Mumford’s The Word
A big part of my obsession with Lewis Mumford is fueled by his extraordinary prescience. In a review of a recent University of Toronto study on the induced demand effect of road building, the Infrastructurist’s Eric Jaffe reveals yet another Mumford gem dating from 1955:
[O]ur one-eyed specialists continue to concoct grandiose plans for highway development, as if motor transportation existed in a social vacuum. … Instead of curing congestion, they widen chaos. …
All the current plans for dealing with congestion are based on the assumption that it is a matter of highway engineering, not of comprehensive city and regional planning, and that the private motorcar has priority over every other means of transportation, no matter how expensive it is in comparison with public transportation, or how devastating its by-products.
More than half a century later, we’re still battling this mindset. The root problem is it’s simply easier to build another road, ignore the evidence all around us, and blindly hope that this time it will magically make it all better.
In contrast, “comprehensive city and regional planning” takes innovative thinking, complex cooperation, and most importantly, a holistic, long-term perspective. And because we have not risen to that challenge, we have gotten what we deserved—a tragically imbalanced, unsustainable transportation system ill-suited for the demands of the coming century.

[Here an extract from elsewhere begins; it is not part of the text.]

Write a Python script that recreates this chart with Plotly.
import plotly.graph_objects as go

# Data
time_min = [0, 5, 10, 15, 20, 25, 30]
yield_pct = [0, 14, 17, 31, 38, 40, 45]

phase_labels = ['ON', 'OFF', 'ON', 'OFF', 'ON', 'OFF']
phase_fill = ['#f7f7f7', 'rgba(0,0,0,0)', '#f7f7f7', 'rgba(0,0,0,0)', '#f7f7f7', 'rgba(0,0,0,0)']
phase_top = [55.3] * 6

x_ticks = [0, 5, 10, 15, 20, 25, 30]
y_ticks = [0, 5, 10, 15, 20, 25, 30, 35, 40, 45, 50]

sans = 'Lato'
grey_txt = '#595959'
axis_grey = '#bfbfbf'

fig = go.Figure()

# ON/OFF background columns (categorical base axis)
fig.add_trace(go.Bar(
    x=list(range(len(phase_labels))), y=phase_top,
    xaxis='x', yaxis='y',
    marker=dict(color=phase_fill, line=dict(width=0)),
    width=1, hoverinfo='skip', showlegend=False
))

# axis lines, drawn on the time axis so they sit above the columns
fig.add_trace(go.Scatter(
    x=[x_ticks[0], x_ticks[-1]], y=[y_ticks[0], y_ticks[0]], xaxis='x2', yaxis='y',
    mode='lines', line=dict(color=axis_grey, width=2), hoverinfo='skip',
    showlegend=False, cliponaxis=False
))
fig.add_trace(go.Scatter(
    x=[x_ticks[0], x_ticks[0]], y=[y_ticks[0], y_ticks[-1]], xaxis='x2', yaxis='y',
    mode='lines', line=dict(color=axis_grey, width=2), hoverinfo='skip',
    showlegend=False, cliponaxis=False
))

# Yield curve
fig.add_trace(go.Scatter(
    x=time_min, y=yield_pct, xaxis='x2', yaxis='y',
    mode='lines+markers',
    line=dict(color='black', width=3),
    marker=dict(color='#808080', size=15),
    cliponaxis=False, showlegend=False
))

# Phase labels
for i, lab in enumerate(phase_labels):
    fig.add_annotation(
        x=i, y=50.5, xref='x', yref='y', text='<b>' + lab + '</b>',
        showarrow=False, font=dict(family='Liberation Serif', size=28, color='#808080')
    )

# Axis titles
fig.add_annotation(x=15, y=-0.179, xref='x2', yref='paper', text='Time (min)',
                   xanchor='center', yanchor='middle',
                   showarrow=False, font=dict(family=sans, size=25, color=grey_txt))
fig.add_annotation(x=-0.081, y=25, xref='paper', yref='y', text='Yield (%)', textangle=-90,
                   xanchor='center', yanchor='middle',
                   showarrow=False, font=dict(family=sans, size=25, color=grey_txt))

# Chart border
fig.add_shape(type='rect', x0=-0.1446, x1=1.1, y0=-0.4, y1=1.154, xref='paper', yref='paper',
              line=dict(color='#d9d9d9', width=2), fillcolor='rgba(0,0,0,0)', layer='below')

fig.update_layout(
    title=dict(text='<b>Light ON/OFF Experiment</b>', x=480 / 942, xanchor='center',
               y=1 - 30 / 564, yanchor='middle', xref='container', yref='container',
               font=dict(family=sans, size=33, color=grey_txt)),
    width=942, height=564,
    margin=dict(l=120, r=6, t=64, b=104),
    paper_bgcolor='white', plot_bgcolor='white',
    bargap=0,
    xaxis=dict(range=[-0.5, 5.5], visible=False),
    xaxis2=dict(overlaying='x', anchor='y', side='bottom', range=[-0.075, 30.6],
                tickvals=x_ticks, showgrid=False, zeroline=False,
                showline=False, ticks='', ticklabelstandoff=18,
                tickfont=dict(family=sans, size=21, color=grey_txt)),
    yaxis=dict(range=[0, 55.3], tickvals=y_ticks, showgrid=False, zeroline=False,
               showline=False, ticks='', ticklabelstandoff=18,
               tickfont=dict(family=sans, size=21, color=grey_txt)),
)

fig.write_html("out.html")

And while we’re on the topic of his uncanny crystal ball, here’s Mumford laying out the case for smart growth in The City in History, published in 1961:
By building up sub-centers, based on pedestrian circulation, within the metropolitan region, a good part of urban transportation difficulties could have been obviated. To make the necessary journeys about the metropolis swift and efficient the number of unnecessary journeys—and the amount of their unnecessary length—must be decreased. Only by bringing work and home closer together can this be achieved.